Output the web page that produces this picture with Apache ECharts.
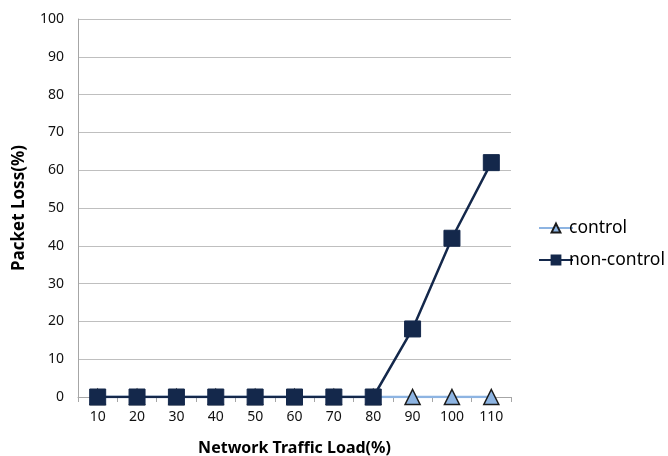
<!DOCTYPE html>
<html><head><meta charset="utf-8">
<script src="https://cdn.jsdelivr.net/npm/echarts@6/dist/echarts.min.js"></script>
<style>html,body{margin:0;padding:0;background:#fff}#c{width:668px;height:456px}</style>
</head><body><div id="c"></div>
<script>
var categories = ['10','20','30','40','50','60','70','80','90','100','110'];
var controlValues = [0,0,0,0,0,0,0,0,0,0,0];
var nonControlValues = [0,0,0,0,0,0,0,0,18,42,62];
var seriesNames = ['control','non-control'];
var yAxisName = 'Packet Loss(%)';
var xAxisName = 'Network Traffic Load(%)';

var font = '"Noto Sans", "Open Sans", sans-serif';
var chart = echarts.init(document.getElementById('c'));
chart.setOption({
  animation: false,
  backgroundColor: '#fff',
  textStyle: {fontFamily: font},
  grid: {left: 78, right: 157, top: 19, bottom: 59, containLabel: false, outerBoundsMode: 'none'},
  legend: {
    orient: 'vertical', left: 533, top: 214, itemGap: 14, itemWidth: 34, itemHeight: 11,
    textStyle: {fontFamily: font, fontSize: 17.5, color: '#000', padding: [0,0,0,-9]},
    data: seriesNames
  },
  xAxis: {
    type: 'category', data: categories, boundaryGap: true,
    name: xAxisName, nameLocation: 'middle', nameGap: 43,
    nameTextStyle: {fontFamily: font, fontSize: 16, fontWeight: 'bold', color: '#000'},
    axisLine: {lineStyle: {color: '#a6a6a6', width: 1}},
    axisTick: {show: true, alignWithLabel: false, length: 5, lineStyle: {color: '#a6a6a6'}},
    axisLabel: {fontFamily: font, fontSize: 14, color: '#111', margin: 13}
  },
  yAxis: {
    type: 'value', min: 0, max: 100, interval: 10,
    name: yAxisName, nameLocation: 'middle', nameGap: 50, nameRotate: 90,
    nameTextStyle: {fontFamily: font, fontSize: 17, fontWeight: 'bold', color: '#000'},
    axisLine: {show: true, lineStyle: {color: '#a6a6a6', width: 1}},
    axisTick: {show: false},
    axisLabel: {fontFamily: font, fontSize: 14, color: '#111', margin: 14},
    splitLine: {lineStyle: {color: '#bfbfbf', width: 1}}
  },
  series: [
    {
      name: seriesNames[0], type: 'line', data: controlValues,
      symbol: 'triangle', symbolSize: 15,
      lineStyle: {color: '#8db4e2', width: 2.5},
      itemStyle: {color: '#8db4e2', borderColor: '#1a1a1a', borderWidth: 1.5},
      z: 2
    },
    {
      name: seriesNames[1], type: 'line', data: nonControlValues,
      symbol: 'rect', symbolSize: 16,
      lineStyle: {color: '#14284b', width: 2.5},
      itemStyle: {color: '#14284b', borderColor: '#14284b', borderWidth: 1},
      z: 3
    }
  ]
});
</script></body></html>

■ ■ ■ ■

Reproduce exactly the run of lines that opens the listing and closes with the line holding "var xAxisName = 'Network Traffic Load(%)';". Pictures are excluded.

TASK RESULT
Output the web page that produces this picture with Apache ECharts.
<!DOCTYPE html>
<html><head><meta charset="utf-8">
<script src="https://cdn.jsdelivr.net/npm/echarts@6/dist/echarts.min.js"></script>
<style>html,body{margin:0;padding:0;background:#fff}#c{width:668px;height:456px}</style>
</head><body><div id="c"></div>
<script>
var categories = ['10','20','30','40','50','60','70','80','90','100','110'];
var controlValues = [0,0,0,0,0,0,0,0,0,0,0];
var nonControlValues = [0,0,0,0,0,0,0,0,18,42,62];
var seriesNames = ['control','non-control'];
var yAxisName = 'Packet Loss(%)';
var xAxisName = 'Network Traffic Load(%)';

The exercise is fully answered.